Exercise description
Your task is to copy the listing exactly. Drop any pictures from the copy.

Data segment
----------
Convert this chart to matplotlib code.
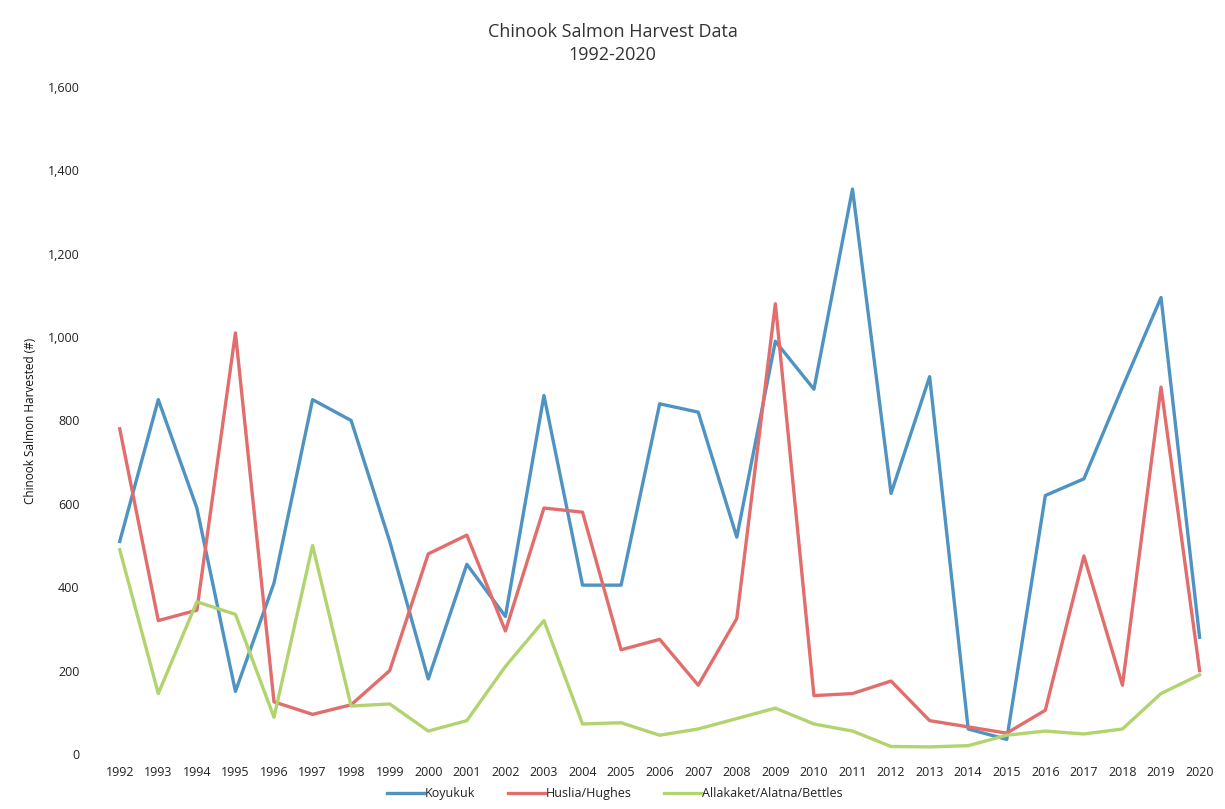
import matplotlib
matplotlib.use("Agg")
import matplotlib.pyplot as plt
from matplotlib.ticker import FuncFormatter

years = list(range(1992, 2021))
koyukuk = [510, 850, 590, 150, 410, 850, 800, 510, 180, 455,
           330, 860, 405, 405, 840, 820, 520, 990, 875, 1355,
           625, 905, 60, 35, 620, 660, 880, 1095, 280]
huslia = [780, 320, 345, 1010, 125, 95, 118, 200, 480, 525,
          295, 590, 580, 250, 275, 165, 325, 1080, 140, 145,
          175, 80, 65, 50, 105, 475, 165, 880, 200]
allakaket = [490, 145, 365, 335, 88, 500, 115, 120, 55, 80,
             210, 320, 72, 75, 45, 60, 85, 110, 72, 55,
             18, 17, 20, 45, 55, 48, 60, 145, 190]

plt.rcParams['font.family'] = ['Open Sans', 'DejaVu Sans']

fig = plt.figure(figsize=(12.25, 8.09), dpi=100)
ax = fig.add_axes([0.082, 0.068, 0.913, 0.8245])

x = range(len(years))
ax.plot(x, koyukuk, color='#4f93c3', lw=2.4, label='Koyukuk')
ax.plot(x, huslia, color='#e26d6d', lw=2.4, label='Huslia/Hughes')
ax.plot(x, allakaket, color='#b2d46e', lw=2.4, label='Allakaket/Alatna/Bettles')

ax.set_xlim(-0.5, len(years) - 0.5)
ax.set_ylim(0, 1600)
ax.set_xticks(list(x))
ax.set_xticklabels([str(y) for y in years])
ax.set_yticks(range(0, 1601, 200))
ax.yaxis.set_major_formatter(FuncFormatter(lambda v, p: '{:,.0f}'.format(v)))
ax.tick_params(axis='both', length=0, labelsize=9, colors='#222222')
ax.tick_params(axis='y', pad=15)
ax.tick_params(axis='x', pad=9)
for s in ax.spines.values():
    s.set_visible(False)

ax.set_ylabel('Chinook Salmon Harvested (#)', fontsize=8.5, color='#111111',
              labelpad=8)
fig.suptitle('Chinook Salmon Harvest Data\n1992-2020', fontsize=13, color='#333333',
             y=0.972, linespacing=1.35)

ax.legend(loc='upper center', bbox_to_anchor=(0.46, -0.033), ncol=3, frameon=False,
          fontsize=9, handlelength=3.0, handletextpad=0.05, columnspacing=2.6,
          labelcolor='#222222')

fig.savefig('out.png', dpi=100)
----------
Expected output
Convert this chart to matplotlib code.
import matplotlib
matplotlib.use("Agg")
import matplotlib.pyplot as plt
from matplotlib.ticker import FuncFormatter

years = list(range(1992, 2021))
koyukuk = [510, 850, 590, 150, 410, 850, 800, 510, 180, 455,
           330, 860, 405, 405, 840, 820, 520, 990, 875, 1355,
           625, 905, 60, 35, 620, 660, 880, 1095, 280]
huslia = [780, 320, 345, 1010, 125, 95, 118, 200, 480, 525,
          295, 590, 580, 250, 275, 165, 325, 1080, 140, 145,
          175, 80, 65, 50, 105, 475, 165, 880, 200]
allakaket = [490, 145, 365, 335, 88, 500, 115, 120, 55, 80,
             210, 320, 72, 75, 45, 60, 85, 110, 72, 55,
             18, 17, 20, 45, 55, 48, 60, 145, 190]

plt.rcParams['font.family'] = ['Open Sans', 'DejaVu Sans']

fig = plt.figure(figsize=(12.25, 8.09), dpi=100)
ax = fig.add_axes([0.082, 0.068, 0.913, 0.8245])

x = range(len(years))
ax.plot(x, koyukuk, color='#4f93c3', lw=2.4, label='Koyukuk')
ax.plot(x, huslia, color='#e26d6d', lw=2.4, label='Huslia/Hughes')
ax.plot(x, allakaket, color='#b2d46e', lw=2.4, label='Allakaket/Alatna/Bettles')

ax.set_xlim(-0.5, len(years) - 0.5)
ax.set_ylim(0, 1600)
ax.set_xticks(list(x))
ax.set_xticklabels([str(y) for y in years])
ax.set_yticks(range(0, 1601, 200))
ax.yaxis.set_major_formatter(FuncFormatter(lambda v, p: '{:,.0f}'.format(v)))
ax.tick_params(axis='both', length=0, labelsize=9, colors='#222222')
ax.tick_params(axis='y', pad=15)
ax.tick_params(axis='x', pad=9)
for s in ax.spines.values():
    s.set_visible(False)

ax.set_ylabel('Chinook Salmon Harvested (#)', fontsize=8.5, color='#111111',
              labelpad=8)
fig.suptitle('Chinook Salmon Harvest Data\n1992-2020', fontsize=13, color='#333333',
             y=0.972, linespacing=1.35)

ax.legend(loc='upper center', bbox_to_anchor=(0.46, -0.033), ncol=3, frameon=False,
          fontsize=9, handlelength=3.0, handletextpad=0.05, columnspacing=2.6,
          labelcolor='#222222')

fig.savefig('out.png', dpi=100)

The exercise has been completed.